The focus of his work is to develop data sources, tools to analyze large amounts of travel and traffic system data, and also to develop approaches to understanding and improving transportation system efficiencies.

Before coming to NREL, Stan was on the faculty staff for the University of Maryland’s Center for Advanced Transportation Technology leading research efforts. As part of his work, he was the lead architect for the I-95 Vehicle Probe Project (VPP) which was a project that developed an east coast traffic monitoring system and ushered in the use of outsourced probe data for operations, performance assessment, and management of road networks. This approach is now widely used in the eastern United States.

In 2008, Stan also developed a Bluetooth traffic re-identification technology for use in traffic monitoring, and in 2012 was awarded a patent for this innovation.

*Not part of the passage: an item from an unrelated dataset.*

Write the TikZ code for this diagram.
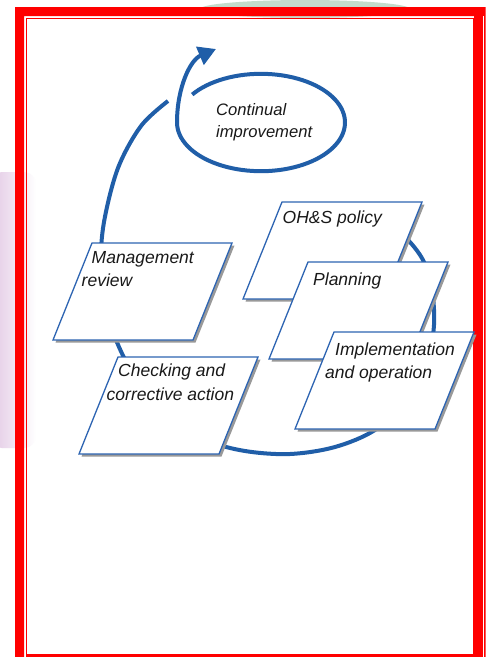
\documentclass[tikz,border=0pt]{standalone}
\usepackage{fontspec}
\setmainfont{Liberation Sans}
\usetikzlibrary{arrows.meta}
\definecolor{cycblue}{RGB}{32,94,168}
\definecolor{boxblue}{RGB}{45,100,178}
\definecolor{framered}{RGB}{255,0,0}
\definecolor{lilac}{RGB}{226,200,228}
\definecolor{mint}{RGB}{196,220,204}
\definecolor{txt}{RGB}{25,25,25}
\newcommand\pgram[2]{%
  \fill[pshadow] (#1+2.5,#2+2.5) -- ++(140,0) -- ++(-39,97) -- ++(-140,0) -- cycle;
  \draw[pbox] (#1,#2) -- ++(140,0) -- ++(-39,97) -- ++(-140,0) -- cycle;}
\begin{document}
\begin{tikzpicture}[x=1pt,y=-1pt,
  cyc/.style={draw=cycblue, line width=4pt},
  pbox/.style={draw=boxblue, line width=1.3pt, fill=white, line join=miter},
  pshadow/.style={fill=black!40},
  lbl/.style={anchor=base west, inner sep=0pt, font=\itshape\fontsize{17.5}{21}\selectfont, text=txt},
  clbl/.style={lbl, font=\itshape\fontsize{16.6}{20}\selectfont}]
\useasboundingbox (0,0) rectangle (489,657);
\clip (0,0) rectangle (489,657);
\fill[white] (0,0) rectangle (489,657);
% background blobs
\fill[mint] (305,9) ellipse [x radius=105, y radius=9];
\shade[left color=lilac, middle color=lilac, right color=white, rounded corners=12] (-10,172) rectangle (36,448);
% frame
\fill[framered, even odd rule] (15,7) rectangle (485.5,690) (24,16) rectangle (474,690);
\draw[framered, line width=1.6pt] (26.6,18.3) rectangle (473.5,655.5);
\fill[framered] (26,654) rectangle (474,660);
\draw[white, line width=0.9pt] (483.8,16) -- (483.8,660);
% big cycle
\draw[cyc] plot[smooth, tension=0.55] coordinates {(168,101) (141,126) (118,168) (104,222) (101,265) (107,310) (119,347) (140,385) (170,418) (205,440) (245,451) (290,454) (335,447) (375,430) (408,400) (427,365) (434,325) (432,290) (424,262) (409,241) (390,225) (372,215)};
% continual improvement loop
\draw[cyc, -{Triangle[length=17.5pt,width=19pt]}] plot[domain=215:540, samples=90, variable=\t] ({261+84*cos(\t)},{122.5+48.7*sin(\t)}) .. controls (177,88) and (190,60) .. (216,49);
\node[clbl] (ci1) at (216,115.5) {Continual};
\node[clbl] (ci2) at (216,137.3) {improvement};
% boxes
\pgram{92}{243}
\node[lbl] (mr1) at (91.5,263) {Management};
\node[lbl] (mr2) at (81.5,286.7) {review};
\pgram{118}{357}
\node[lbl] (ca1) at (118,376.7) {Checking and};
\node[lbl] (ca2) at (106.5,400.5) {corrective action};
\pgram{282}{202}
\node[lbl] (op1) at (282.5,223.3) {OH\&S policy};
\pgram{308}{262}
\node[lbl] (pl1) at (313,285.7) {Planning};
\pgram{334}{332}
\node[lbl] (io1) at (335,355) {Implementation};
\node[lbl] (io2) at (325,378.3) {and operation};
\end{tikzpicture}
\end{document}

Bluetooth monitoring has since been commercialized by various companies and is being used extensively for travel time surveys, arterial performance assessments and origin-destination studies.

From 1994 to 2006 Stan worked with the Kansas Department of Transportation in various capacities including transportation planning, pavement management, IT management, and advanced technology research.

Stan earned his M.S. and Ph.D. in Electrical Engineering from Kansas State University and his B.S. in Electrical Engineering from LeTourneau University. He is a registered Professional Engineer in Kansas.